Hamel: Blessed be the fruit

Fall and spring Opinion Editor Peyton Hamel discusses the complexities and brilliance of Margaret Atwood’s “The Handmaid’s Tale.” 

Peyton Hamel

“Blessed be the fruit.”

“May the Lord open.”

“Under His eye.” 

These phrases are what we call “adjacency pairs.” They are tidbits of conversation that follow well-established patterns. They are the equivalent to “good morning” from one person to another.

I’ve been watching “The Handmaid’s Tale” (which I will be abbreviating as THT moving forward). I read all 131 riveting pages in about 30 hours, and by riveting, I mean stunning. It’s crafty and one of the best pieces of literature I have ever had the privilege to read and analyze. In this column, I will be discussing the television show on Hulu. 

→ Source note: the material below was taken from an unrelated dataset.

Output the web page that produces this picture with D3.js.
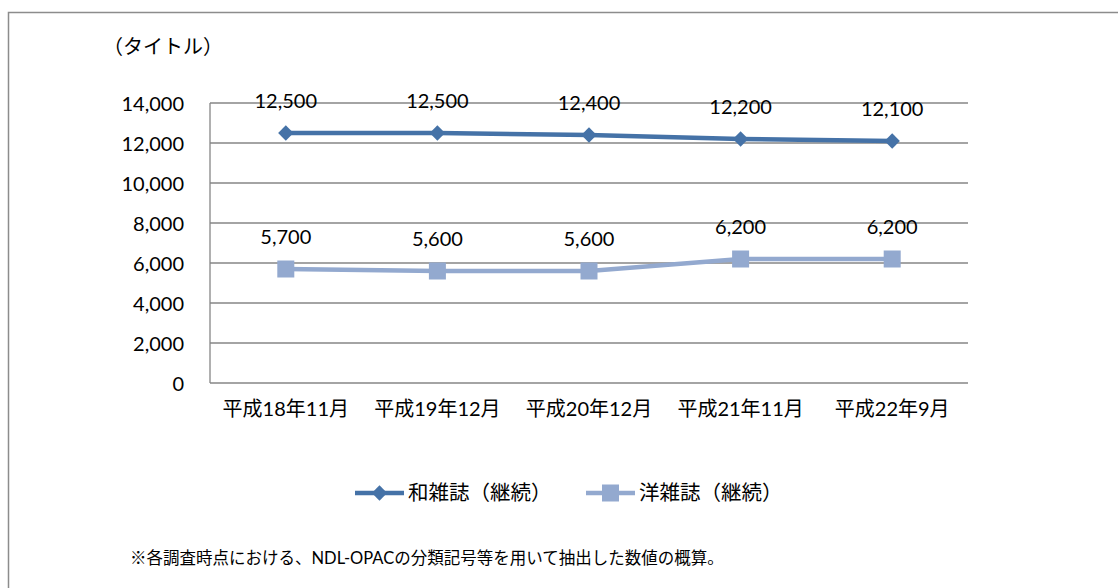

Most of you have probably read my biography at the bottom of my columns. Half of my life is STEM, the other half liberal arts. If I wasn’t going into a STEM field, I would get my doctoral degree in rhetoric and composition. I would want to study my life away analyzing pieces of literature in their social and historical contexts at a university. 

People often ask me what it’s worth, learning something that’s not in STEM. It’s a question that even I have been struggling to answer for years, but I believe I’ve always known the answer. The liberal arts teach you about humanity, its complexity and why it’s beautiful. I don’t only want to learn about the logistics of how the world works. I want to learn about how we as humans have been influenced, how we influence each other and how we have represented these motions within the works we create. It’s beautiful.

I think about this answer when I watch THT. The story is short but the experiences are long, much like the lives of the handmaids. They are reduced to one thing and one thing only: their unique biological function of fertility.

In the mid- and late-1800s to mid-1900s, the role of women was referenced as the “women’s sphere.” Kitchen, cooking, laundry, children. Wait, laundry and cooking are reserved to “Martha’s.” Black women. In the series, it’s specifically stated as “domestic feminism.”

We love traditions, don’t we? Tradition can change, but its roots never do. THT is a complex hybrid of “Animal Farm” and “1984,” with social and historical contexts mirroring the 1940s Nazi Germany (with a splash of climate change). 

Big Brother is watching. Books are burned. Gay people are hung. It’s all about survival. Ditch the zombie apocalypse — the failure of reproduction will surface dystopia. The handmaids are a breeding stock. If you’re fertile, you’re an expensive cow but treated as if you’re on the slaughter block. This position is reserved for middle- and lower-class women. Those of higher class maintained status and safety. It’s a sick game of Monopoly. 

Returning to the adjacency pairs at the beginning of the column: they’re a motif, but also a whip. One whip for fear. Another for order. One last whip for humanity. The humanity at risk. 

Humans are unique mammals. They are the only animals that have complex thoughts and emotions and decision-making capabilities. Those in charge of this dystopian attempt to reprogram humanity to return populations to a logistic curve. 

Have you ever thought about humanity becoming extinct, like so many other species? A species can’t live forever. They either evolve or die off. Have you also ever thought about humans trying to play God? Maybe we can’t live forever.

While the handmaids are treated as a breeding stock, their strength is as strong as the silicone-fluoride bond (the strongest single bond between atoms known in chemistry). You speak as you are spoken to but want to scream. You wear a mask, but you cry on sight. Your only physical interaction is once a month, but consent isn’t anyone’s concern. 

The worst (or best) part of it all is that I can see this specific dystopia becoming a reality, like a lot of other readers and viewers. We watch out of intrigue and, probably, fear of a future that might be real.